Despite the obvious urban/rural contrast Joan found a similar sense of community in both places and yet she chose not to paint the people of Catterline. In her early visits, Joan seemed most interested in painting the village and surrounding rural landscape. Her paintings are particularly striking in the details that emerge from her abstract way of working, with the obvious elements of the scenes such as the cottages, streets or beehives disappearing behind colourful foreground vegetation or merging into a background of heavy skies or blanket snow. In my photographs I tried to emulate her emphasis on the colourful foreground detail. Later she turned to the sea, painting along the shore from Makin Green and later still, now suffering problems with her sight, she painted large, increasingly abstract seascapes with dark stormy skies.
“Kale Tap” and South Row from Makin Green
South to Todd Head lighthouse
In 2023 I had the chance to visit Catterline myself and was treated to a sunny day in which the autumn colours seemed to echo those in Joan’s paintings. For me it was the views from below that drew me in; I wanted to explore the extraordinary cliffs with their flora, the shoreline with its unusual geology and the intersections of village, land and sea. The low, friable cliffs are made of an extraordinary rock known as conglomerate, over which vegetation spreads easily and the wild flowers bloom profusely. The cliffs are eroded by the sea leaving amazingly shaped structures on the shore, some earning interesting local names. The large flat-topped rock formation painted by Joan Eardley is called the Kale Tap by the villagers who used to grow kale on its top. Other formations went by nicknames such as the “Dunnie Woof” (as it looked like a dog but didn’t bark!).
The salmon bothy
The “Watchie” above the salmon bothy
Makin Green
A closer look at the Catterline conglomerate reveals larger rounded rocks of variable origin, colour and size, from small pebbles to impressive boulders, embedded in a fine-grained “cement” (man-made concrete is itself a conglomerate) which is readily eroded by the sea. Higher up the shore, stones fall out of the mix as the matrix is eroded by wind and rain, leaving their concave impressions exposed to the air and lichen growth. The result is a colourful display of nature’s art and abstract design.
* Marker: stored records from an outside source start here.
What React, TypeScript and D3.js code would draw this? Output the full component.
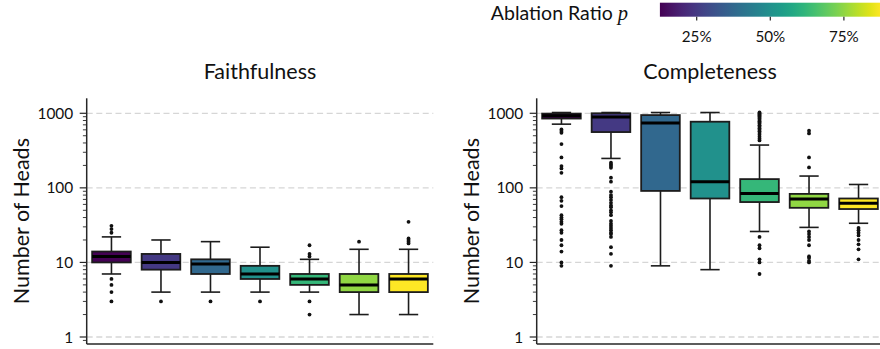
import React from "react";
import * as d3 from "d3";

// Ablation ratios (one box per ratio) and colorbar ticks
const ratios = [0.125, 0.25, 0.375, 0.5, 0.625, 0.75, 0.875];
const colorTicks = [0.25, 0.5, 0.75];
const yTicks = [1, 10, 100, 1000];

// Faithfulness: box-plot summaries (whisker low, Q1, median, Q3, whisker high) and outliers
const faithLow = [7, 4, 4, 4, 4, 2, 2];
const faithQ1 = [10, 8, 7, 6, 5, 4, 4];
const faithMedian = [12, 10, 9.5, 7, 6, 5, 6];
const faithQ3 = [14, 13, 11, 9, 7, 7, 7];
const faithHigh = [22, 20, 19, 16, 11, 15, 15];
const faithFliers = [
  [31, 28, 25, 6, 5, 4, 3],
  [3],
  [3],
  [3],
  [17, 13, 12, 3, 2],
  [19],
  [35, 21, 20, 19, 18],
];

// Completeness: box-plot summaries and outliers
const compLow = [715, 248, 9, 8, 26, 29.5, 33.5];
const compQ1 = [850, 560, 91, 72, 64.5, 54, 52];
const compMedian = [925, 889, 739, 121, 84, 71, 62];
const compQ3 = [990, 1000, 946, 771, 131, 83, 72];
const compHigh = [1024, 1024, 1024, 1024, 375, 144, 111];
const compFliers = [
  [608, 577, 548, 386, 256, 196, 182, 159, 75, 67, 57, 43, 40, 38, 35, 33, 27, 25, 20, 17, 14, 10, 9],
  [217, 206, 196, 186, 137, 121, 89, 80, 75, 69, 63, 58, 55, 50, 47, 43, 36, 33, 31, 29, 27, 25, 24, 22, 16, 13, 9],
  [],
  [],
  [1024, 995, 965, 935, 905, 872, 845, 812, 785, 752, 724, 690, 662, 630, 601, 574, 542, 515, 483, 457, 432, 22, 17, 15.5, 11, 10, 7],
  [583, 537, 256, 188, 26, 24, 22, 20, 17, 12, 11.5, 10.5, 10],
  [29, 27, 25, 23, 20, 17.5, 15, 11],
];

const W = 880;
const H = 349;
const FONT = "Lato, 'DejaVu Sans', sans-serif";
const Y_TOP = 98.3;
const Y_BOTTOM = 344;
const PANEL_W = 346.6;

const yScale = d3
  .scaleLog()
  .domain([Math.pow(10, -0.0939), Math.pow(10, 3.201)])
  .range([Y_BOTTOM, Y_TOP]);

const colorNorm = d3.scaleLinear().domain([ratios[0], ratios[ratios.length - 1]]).range([0, 1]);
const colorOf = (p: number) => d3.interpolateViridis(colorNorm(p));

// minor log ticks inside the domain
const minorTicks: number[] = [];
for (let e = -1; e <= 3; e++) {
  for (let m = 2; m <= 9; m++) {
    const v = m * Math.pow(10, e);
    const [lo, hi] = yScale.domain();
    if (v >= lo && v <= hi) minorTicks.push(v);
  }
}

type PanelProps = {
  x0: number;
  title: string;
  low: number[];
  q1: number[];
  median: number[];
  q3: number[];
  high: number[];
  fliers: number[][];
};

function Panel({ x0, title, low, q1, median, q3, high, fliers }: PanelProps) {
  const x = d3
    .scaleBand<number>()
    .domain(ratios.map((_, i) => i))
    .range([x0, x0 + PANEL_W])
    .paddingInner(0.22)
    .paddingOuter(0.11);
  const bw = x.bandwidth();
  const edge = "#1c1c1c";
  return (
    <g>
      {/* dashed grid at decades */}
      {yTicks.map((t) => (
        <line
          key={"g" + t}
          x1={x0}
          x2={x0 + PANEL_W}
          y1={yScale(t)}
          y2={yScale(t)}
          stroke="#d6d6d6"
          strokeWidth={1.3}
          strokeDasharray="6,3.6"
        />
      ))}
      {ratios.map((p, i) => {
        const left = x(i)!;
        const cx = left + bw / 2;
        const capHalf = bw / 4;
        return (
          <g key={"b" + i}>
            <line x1={cx} x2={cx} y1={yScale(q3[i])} y2={yScale(high[i])} stroke={edge} strokeWidth={1.6} />
            <line x1={cx} x2={cx} y1={yScale(q1[i])} y2={yScale(low[i])} stroke={edge} strokeWidth={1.6} />
            <line x1={cx - capHalf} x2={cx + capHalf} y1={yScale(high[i])} y2={yScale(high[i])} stroke={edge} strokeWidth={1.6} />
            <line x1={cx - capHalf} x2={cx + capHalf} y1={yScale(low[i])} y2={yScale(low[i])} stroke={edge} strokeWidth={1.6} />
            <rect
              x={left}
              y={yScale(q3[i])}
              width={bw}
              height={yScale(q1[i]) - yScale(q3[i])}
              fill={colorOf(p)}
              stroke={edge}
              strokeWidth={1.8}
            />
            <line x1={left} x2={left + bw} y1={yScale(median[i])} y2={yScale(median[i])} stroke="#000" strokeWidth={3} />
            {fliers[i].map((v, j) => (
              <circle key={j} cx={cx} cy={yScale(v)} r={1.9} fill="#111" />
            ))}
          </g>
        );
      })}
      {/* spines */}
      <line x1={x0} x2={x0} y1={Y_TOP} y2={Y_BOTTOM} stroke="#262626" strokeWidth={1.5} />
      <line x1={x0} x2={x0 + PANEL_W} y1={Y_BOTTOM} y2={Y_BOTTOM} stroke="#262626" strokeWidth={1.5} />
      {/* y ticks */}
      {yTicks.map((t) => (
        <g key={"t" + t}>
          <line x1={x0 - 7} x2={x0} y1={yScale(t)} y2={yScale(t)} stroke="#262626" strokeWidth={1.2} />
          <text
            x={x0 - 13.5}
            y={yScale(t)}
            dy="0.36em"
            textAnchor="end"
            fontFamily={FONT}
            fontSize={15.4}
            fill="#111"
          >
            {t}
          </text>
        </g>
      ))}
      {minorTicks.map((t) => (
        <line key={"m" + t} x1={x0 - 3.8} x2={x0} y1={yScale(t)} y2={yScale(t)} stroke="#262626" strokeWidth={0.9} />
      ))}
      <text
        transform={`translate(${x0 - 65},${(Y_TOP + Y_BOTTOM) / 2}) rotate(-90)`}
        textAnchor="middle"
        dy="0.35em"
        fontFamily={FONT}
        fontSize={21.5}
        fill="#111"
      >
        Number of Heads
      </text>
      <text x={x0 + PANEL_W / 2} y={79} textAnchor="middle" fontFamily={FONT} fontSize={21.5} fill="#111">
        {title}
      </text>
    </g>
  );
}

function ColorBar() {
  const cx = d3.scaleLinear().domain([0.25, 0.75]).range([696.7, 843.9]);
  const lo = ratios[0];
  const hi = ratios[ratios.length - 1];
  const stops = d3.range(0, 1.0001, 0.05);
  return (
    <g>
      <defs>
        <linearGradient id="viridisBar" x1="0" x2="1" y1="0" y2="0">
          {stops.map((s) => (
            <stop key={s} offset={s} stopColor={d3.interpolateViridis(s)} />
          ))}
        </linearGradient>
      </defs>
      <rect x={cx(lo)} y={2.7} width={cx(hi) - cx(lo)} height={14} fill="url(#viridisBar)" />
      {colorTicks.map((t) => (
        <g key={t}>
          <line x1={cx(t)} x2={cx(t)} y1={16.7} y2={20.5} stroke="#262626" strokeWidth={1.2} />
          <text x={cx(t)} y={41.5} textAnchor="middle" fontFamily={FONT} fontSize={15.2} fill="#111">
            {d3.format(".0%")(t)}
          </text>
        </g>
      ))}
      <text x={628} y={19.6} textAnchor="end" fontFamily={FONT} fontSize={19.5} fill="#111">
        Ablation Ratio{" "}
        <tspan fontFamily="'Liberation Serif', serif" fontStyle="italic" fontSize={20.5}>
          p
        </tspan>
      </text>
    </g>
  );
}

export default function App() {
  return (
    <svg
      width={W}
      height={H}
      viewBox={`0 0 ${W} ${H}`}
      style={{ position: "absolute", left: 0, top: 0, display: "block", background: "#fff" }}
    >
      <rect width={W} height={H} fill="#fff" />
      <Panel
        x0={86.7}
        title="Faithfulness"
        low={faithLow}
        q1={faithQ1}
        median={faithMedian}
        q3={faithQ3}
        high={faithHigh}
        fliers={faithFliers}
      />
      <Panel
        x0={536.7}
        title="Completeness"
        low={compLow}
        q1={compQ1}
        median={compMedian}
        q3={compQ3}
        high={compHigh}
        fliers={compFliers}
      />
      <ColorBar />
    </svg>
  );
}
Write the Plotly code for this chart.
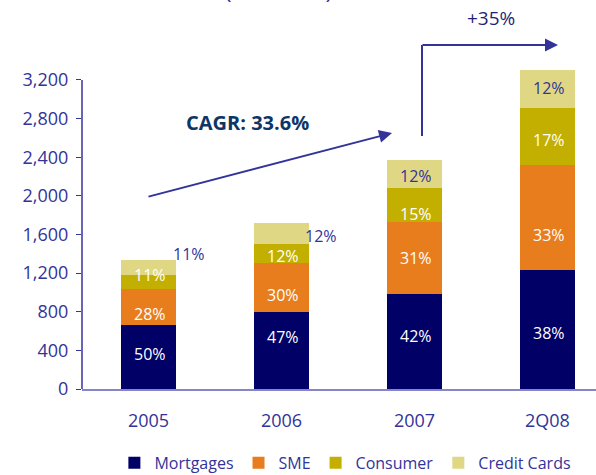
import plotly.graph_objects as go

categories = ["2005", "2006", "2007", "2Q08"]
mortgages = [663, 798, 984, 1233]
sme = [373, 507, 746, 1087]
consumer = [145, 197, 352, 591]
credit_cards = [155, 217, 290, 394]

mortgages_pct = ["50%", "47%", "42%", "38%"]
sme_pct = ["28%", "30%", "31%", "33%"]
consumer_pct = ["11%", "12%", "15%", "17%"]
credit_pct = ["11%", "12%", "12%", "12%"]

y_ticks = [0, 400, 800, 1200, 1600, 2000, 2400, 2800, 3200]

FONT = "Open Sans"
BLUE = "#333399"
NAVY_TXT = "#1f1f75"

series = [
    ("Mortgages", mortgages, "#000066"),
    ("SME", sme, "#E87D1E"),
    ("Consumer", consumer, "#C3AF00"),
    ("Credit Cards", credit_cards, "#DFD784"),
]
pct_labels = [mortgages_pct, sme_pct, consumer_pct, credit_pct]
# small vertical nudges (px) so the labels sit where the slide put them
nudge = [[3, 13, 5, -4], [-7, -8, 0, -18], [7, -3, -9, -4], [0, 0, -2, 1]]

fig = go.Figure()
for name, vals, col in series:
    fig.add_trace(go.Bar(x=categories, y=vals, name=name, marker_color=col,
                         marker_line_width=0))

# segment labels (x given as category index so "2005" isn't read as a number)
for i, cat in enumerate(categories):
    base = 0
    for k, ((name, vals, col), pct) in enumerate(zip(series, pct_labels)):
        mid = base + vals[i] / 2
        top = base + vals[i]
        a = dict(x=i, y=mid, text=pct[i], xshift=2, yshift=nudge[k][i],
                 font=dict(color="white", size=16, family=FONT))
        if name == "Credit Cards":
            a["font"]["color"] = BLUE
            if i == 0:
                a.update(y=top + 62, xshift=41)
            elif i == 1:
                a.update(y=mid - 26, xshift=40)
        fig.add_annotation(showarrow=False, xref="x", yref="y", **a)
        base = top


def px2x(p):
    return (p - 82) / 514


def px2y(p):
    return (389 - p) / 389


DX, DY = "x domain", "y domain"

# CAGR arrow
fig.add_annotation(xref=DX, yref=DY, axref=DX, ayref=DY,
                   x=px2x(392), y=px2y(133), ax=px2x(147), ay=px2y(197),
                   text="", showarrow=True, arrowhead=2, arrowsize=1.3,
                   arrowwidth=2, arrowcolor=BLUE)
fig.add_annotation(xref="paper", yref="paper", x=px2x(247), y=px2y(122),
                   xanchor="center", yanchor="middle",
                   text="<b>CAGR: 33.6%</b>", showarrow=False,
                   font=dict(family=FONT, size=20, color="#0d3566"))

# +35% elbow arrow
fig.add_shape(type="line", xref="paper", yref="paper",
              x0=px2x(422), y0=px2y(136), x1=px2x(422), y1=px2y(45),
              line=dict(color=BLUE, width=2))
fig.add_annotation(xref=DX, yref=DY, axref=DX, ayref=DY,
                   x=px2x(558), y=px2y(45), ax=px2x(421), ay=px2y(45),
                   text="", showarrow=True, arrowhead=2, arrowsize=1.3,
                   arrowwidth=2, arrowcolor=BLUE)
fig.add_annotation(xref="paper", yref="paper", x=px2x(491), y=px2y(18),
                   xanchor="center", yanchor="middle",
                   text="+35%", showarrow=False,
                   font=dict(family=FONT, size=19, color=NAVY_TXT))

# title, cut off at the top edge as in the source slide
fig.add_annotation(xref="paper", yref="paper", x=px2x(334), y=px2y(7),
                   xanchor="right", yanchor="bottom",
                   text="Total Loans (US$ MM)", showarrow=False,
                   font=dict(family=FONT, size=24, color=BLUE))

# y axis line up to 3,200
fig.add_shape(type="line", xref="paper", yref="y", x0=0, x1=0, y0=0, y1=3200,
              line=dict(color=BLUE, width=1.5))

fig.update_layout(
    barmode="stack",
    bargap=0.586,
    width=596,
    height=475,
    margin=dict(l=82, r=0, t=0, b=86, autoexpand=False),
    paper_bgcolor="white",
    plot_bgcolor="white",
    font=dict(family=FONT, color=BLUE, size=17),
    legend=dict(orientation="h", x=0.063, y=-0.19, xanchor="left",
                yanchor="middle", font=dict(size=16, color=BLUE),
                itemwidth=30, traceorder="normal", tracegroupgap=0),
    xaxis=dict(range=[-0.5, 3.365], showgrid=False, showline=True,
               linecolor="#8585c8", linewidth=2, ticks="",
               ticklabelstandoff=14, tickfont=dict(size=18, color=BLUE)),
    yaxis=dict(range=[0, 4028], tickvals=y_ticks, tickformat=",",
               showgrid=False, showline=False, zeroline=False,
               ticks="outside", ticklen=5, tickcolor=BLUE,
               ticklabelstandoff=4, tickfont=dict(size=18, color=BLUE)),
)

fig.write_html("out.html", config={"displayModeBar": False},
               post_script="document.body.style.margin='0px';")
Joan Eardley spent most of the last 13 years of her life visiting or living in Catterline. She became increasingly unwell in May1963 and was diagnosed with breast cancer which had spread and was the cause of her deteriorating sight. She was transferred from hospital in Aberdeen to Killearn Hospital, (north of Glasgow) where she died in August 1963. Her ashes were scattered on Makin Green on the shore of her beloved Catterline
Coincidently, Killearn Hospital, which was built to take sick and injured servicemen during WW2, thereafter at different times housed various NHS units for TB, ‘fevers’ and specialties (orthopaedics, neurosurgery, cancer) before closing in 1972. It has stood derelict for all the 25 years that I have lived nearby until the current redevelopment of the site for housing.